You probably think you know what’s good for you.
You probably think that predicting happiness means you actually know what will make you happy.
So, what comes to mind?
Cash-stacking lottery daydreams?
True love fantasies?
World travelling escape from the 9-to-5 grind?
Yes, yes that all sounds good…great in fact.
But will those things really make you happy? Really?
Recent science tells us that most of us get “happy” wrong.
When it comes right down to it, our ideas of happiness and the future really are not much of a match.
So, before you devote a portion of your income to corner store lottery tickets, update your Match.com profile, or quit your job to go stand in line for that passport picture, there are a few things about predicting happiness you should know:
A general feeling of “meh” naturally wears on happiness
Science calls this hedonic adaptation. Basically, people just get used to the things, events, or people that were supposed to push their basic plateau of happiness to a higher level. Our mental predictions of ecstasy and sustained pleasure created by the things we want simply don’t stand up over time. We get used to piles of cash or the sweet nothings whispered by Mr. or Mrs. Right. New pleasures wane as we settle back to our baseline of happiness, which is that emotional state and experiences by which further positive experiences are measured.

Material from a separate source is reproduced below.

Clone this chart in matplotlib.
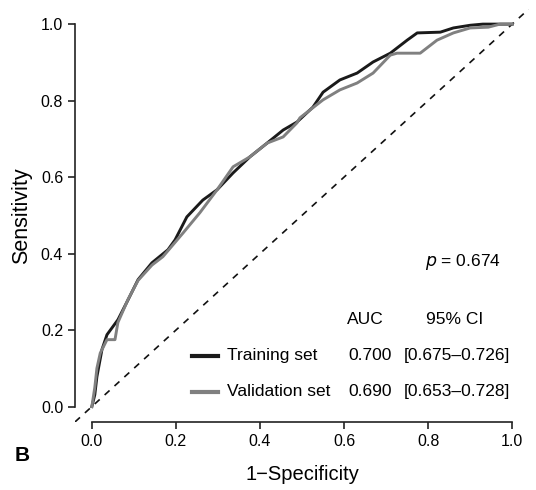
import numpy as np
import matplotlib
matplotlib.use("Agg")
import matplotlib.pyplot as plt

plt.rcParams['font.family'] = ['Liberation Sans', 'DejaVu Sans']

# ROC curve points (1-specificity, sensitivity)
train_fpr = [0.0, 0.007, 0.012, 0.024, 0.036, 0.062, 0.086, 0.110, 0.143, 0.181,
             0.198, 0.226, 0.264, 0.298, 0.336, 0.376, 0.417, 0.455, 0.488, 0.526,
             0.550, 0.590, 0.631, 0.669, 0.710, 0.750, 0.774, 0.829, 0.860, 0.900,
             0.930, 1.0]
train_tpr = [0.0, 0.031, 0.078, 0.149, 0.188, 0.227, 0.279, 0.332, 0.376, 0.410,
             0.436, 0.496, 0.540, 0.567, 0.611, 0.653, 0.689, 0.723, 0.744, 0.783,
             0.822, 0.854, 0.872, 0.901, 0.924, 0.958, 0.977, 0.979, 0.990, 0.997,
             1.0, 1.0]

valid_fpr = [0.0, 0.007, 0.012, 0.020, 0.036, 0.055, 0.062, 0.086, 0.110, 0.143,
             0.169, 0.217, 0.257, 0.298, 0.336, 0.376, 0.417, 0.455, 0.488, 0.495,
             0.550, 0.590, 0.631, 0.669, 0.710, 0.726, 0.781, 0.821, 0.860, 0.900,
             0.943, 0.971, 1.0]
valid_tpr = [0.0, 0.050, 0.100, 0.140, 0.175, 0.175, 0.220, 0.280, 0.330, 0.370,
             0.392, 0.454, 0.507, 0.567, 0.627, 0.653, 0.689, 0.705, 0.742, 0.755,
             0.802, 0.828, 0.846, 0.872, 0.919, 0.924, 0.924, 0.958, 0.977, 0.990,
             0.992, 1.0, 1.0]

set_names = ["Training set", "Validation set"]
auc_vals = ["0.700", "0.690"]
ci_vals = ["[0.675\u20130.726]", "[0.653\u20130.728]"]
p_text = "0.674"
ticks = [0.0, 0.2, 0.4, 0.6, 0.8, 1.0]

fig = plt.figure(figsize=(5.36, 4.90), dpi=100)
ax = fig.add_axes([0.140, 0.139, 0.847, 0.843])

ax.plot([-0.04, 1.04], [-0.04, 1.04], color='#111111', lw=1.2, ls=(0, (4, 4)))
ax.plot(train_fpr, train_tpr, color='#1a1a1a', lw=2.1, solid_joinstyle='round')
ax.plot(valid_fpr, valid_tpr, color='#808080', lw=2.1, solid_joinstyle='round')

ax.set_xlim(-0.04, 1.04)
ax.set_ylim(-0.04, 1.04)
for s in ['top', 'right']:
    ax.spines[s].set_visible(False)
ax.spines['left'].set_bounds(0, 1)
ax.spines['bottom'].set_bounds(0, 1)
for s in ['left', 'bottom']:
    ax.spines[s].set_linewidth(1.2)
    ax.spines[s].set_color('#222222')
ax.set_xticks(ticks)
ax.set_yticks(ticks)
ax.set_xticklabels([f"{t:.1f}" for t in ticks])
ax.set_yticklabels([f"{t:.1f}" for t in ticks])
ax.tick_params(length=5, width=1.2, labelsize=11.5, pad=3.5, color='#222222')

ax.set_xlabel("1\u2212Specificity", fontsize=14.5, labelpad=12)
ax.set_ylabel("Sensitivity", fontsize=15.5, labelpad=6)

# annotation block
fs = 12.5
ax.text(0.883, 0.379, r"$\it{p}$ = " + p_text, fontsize=fs, ha='center', va='center')
ax.text(0.65, 0.227, "AUC", fontsize=fs, ha='center', va='center')
ax.text(0.864, 0.227, "95% CI", fontsize=fs, ha='center', va='center')
rows_y = [0.133, 0.039]
colors = ['#1a1a1a', '#808080']
for i in range(2):
    y = rows_y[i]
    ax.plot([0.238, 0.300], [y, y], color=colors[i], lw=3)
    ax.text(0.321, y, set_names[i], fontsize=fs, ha='left', va='center')
    ax.text(0.61, y, auc_vals[i], fontsize=fs, ha='left', va='center')
    ax.text(0.742, y, ci_vals[i], fontsize=fs, ha='left', va='center')

fig.text(0.028, 0.07, "B", fontsize=15, fontweight='bold', ha='left', va='center')

plt.savefig("out.png", dpi=100)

You may have a “happiness set-point”
The set-point theory of happiness expands on this idea of hedonic adaptation, suggesting that our personal ideas of happiness are generally pre-determined essentially by heredity and ingrained personality characteristics developed early on. This “happiness set-point” remains fairly consistent over the course of our lives. You basically have this place in your head that is “fine.” No matter how much time you spend predicting happiness or experiencing incredible good fortune, you might just end up as happy as you were before. No more, no less.

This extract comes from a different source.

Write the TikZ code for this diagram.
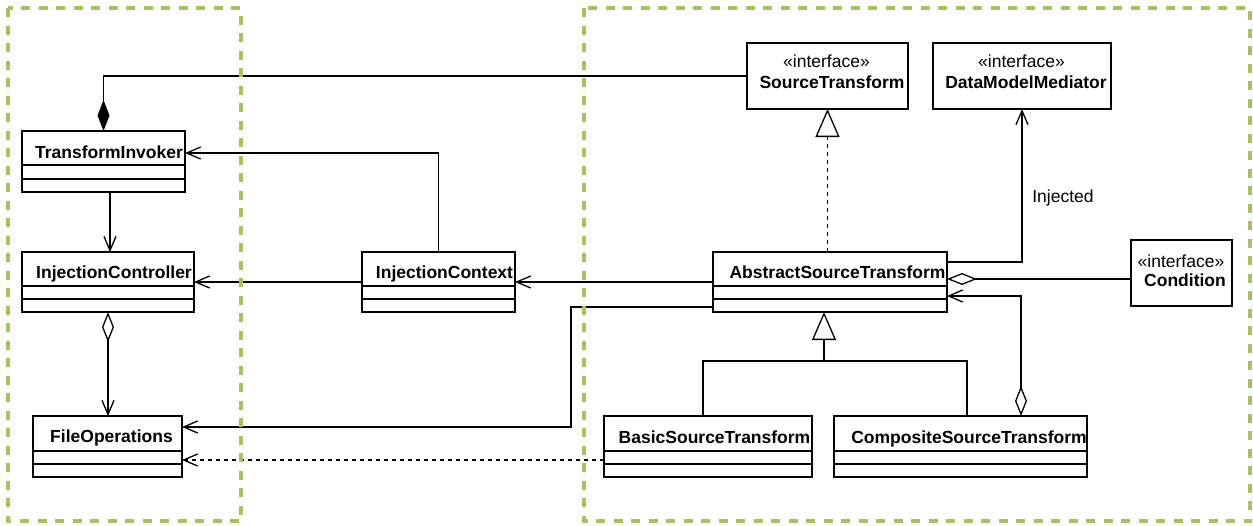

Happiness forecasting fails happen all the time
All of this is really not so bad. It all comes down to how you think about it. While it’s true that predicting happiness, also known as affective forecasting, isn’t as straightforward or easy as we think it’ll be, it’s not all that unusual and there are still crucial lessons to be learned.
The pursuit of happiness is natural and, to a large degree, worthwhile. We strive at work, we care and educate our children, we exercise, we buy organic, all with a happier future in mind.
But when we get to the future, “meh” and “fine” are there to meet us.
Maybe this happiness business isn’t so much about reaching an end goal.
If we just aren’t that good at predicting happiness, perhaps it’s as Daniel Gilbert, happiness researcher, expert, and author of Stumbling on Happiness says:
“I’d like to say that I am trying to understand errors in affective forecasting so that we can learn how best to overcome them. The trouble is that forecasting errors are not clearly a “disease” that requires a “cure.” Indeed, some people have suggested that inaccurate forecasts may play an important role in our lives. When we overestimate how good we’ll feel when things go right and how bad we’ll feel when things go wrong, we work harder to make sure the good things happen and the bad things don’t. Anxiety and fear are useful emotions that keep us from touching hot stoves, committing adultery, and sending our children to play on the freeway. Would it really be better if we all knew that in the long run, children and money don’t make us wildly happy and that illness and divorce don’t make us desperately sad? Perhaps, but perhaps not.“
Predicting happiness isn’t easy, but it is important.
Even if the lottery isn’t all it’s cracked up to be.